In the series, Arabella is suffering from writer’s block and unable to complete her second book. This isn’t a problem that afflicts Coel, who describes her writing process as akin to producing “vomit drafts”.
It was executive producer Phil Clarke’s confidence in her writing – as head of comedy at Channel 4, he had commissioned her sitcom Chewing Gum – that led Coel to Various Artists Limited, the indie he founded in 2017 with fellow Channel 4 commissioner Roberto Troni and Peep Show writers Sam Bain and Jesse Armstrong.
“It’s the reason I came to Phil. I did my ‘vomit drafts’ for season one of Chewing Gum,” she recalls “and the call was made that I had to find a co-writer. I remember being in Boots and getting the call and the earth fell from beneath me – I was crying in the middle of Boots.
“Phil read it and said, ‘What do you need a co-writer for?’ He understands my babble.”
Coel, Troni and Clarke approached Piers Wenger, controller of BBC drama commissioning, who, without a treatment, let alone a script, snapped up I May Destroy You.
“Amid all the dramas about consent we’ve been pitched in the wake of the #MeToo or Time’s Up [movements], this stood out,” says Wenger, who met Coel when she was making BBC Two drama Black Earth Rising. “Michaela’s way of seeing the world is unlike anyone else’s. That really comes through in the finished show: it’s funny, incredibly idiosyncratic, very personal, but with so much to say about the world.”

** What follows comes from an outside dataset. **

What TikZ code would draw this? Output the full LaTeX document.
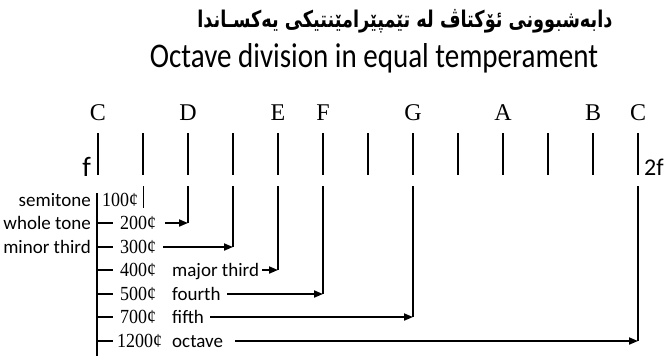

The series, adds Wenger, “constantly trips you up and challenges you”.
‘I was able to reflect on the pain, which meant I had survived it’
Coel thinks the “idiosyncratic” content reflects her writing style. “When I write, I don’t plan in advance where I am going,” she says. “Imagine you are walking your dog and your dog is dragging you in all these directions – that’s the script. Sometimes, as I’m typing, my jaw drops because I didn’t know I was going to go [to a particular place].
“I spend a lot of time alone, away from my phone, and I travel. Even if it’s just a train to Kent to sit in a cheap Airbnb, it means my variables are constantly changing. I’m constantly trying to live a life that throws up things I can’t predict.”
Coel drafted and redrafted, using Clarke and Troni as her sounding boards. “We’d question her and talk about different ideas and approaches. She’d go away and rewrite. And we did this process over and over again. Our function was to help Michaela tell her story,” recalls Clarke.
“I was constantly whittling away, responding to their questions, understanding where I wasn’t being clear,” recalls Coel, “and then going back and trying again.”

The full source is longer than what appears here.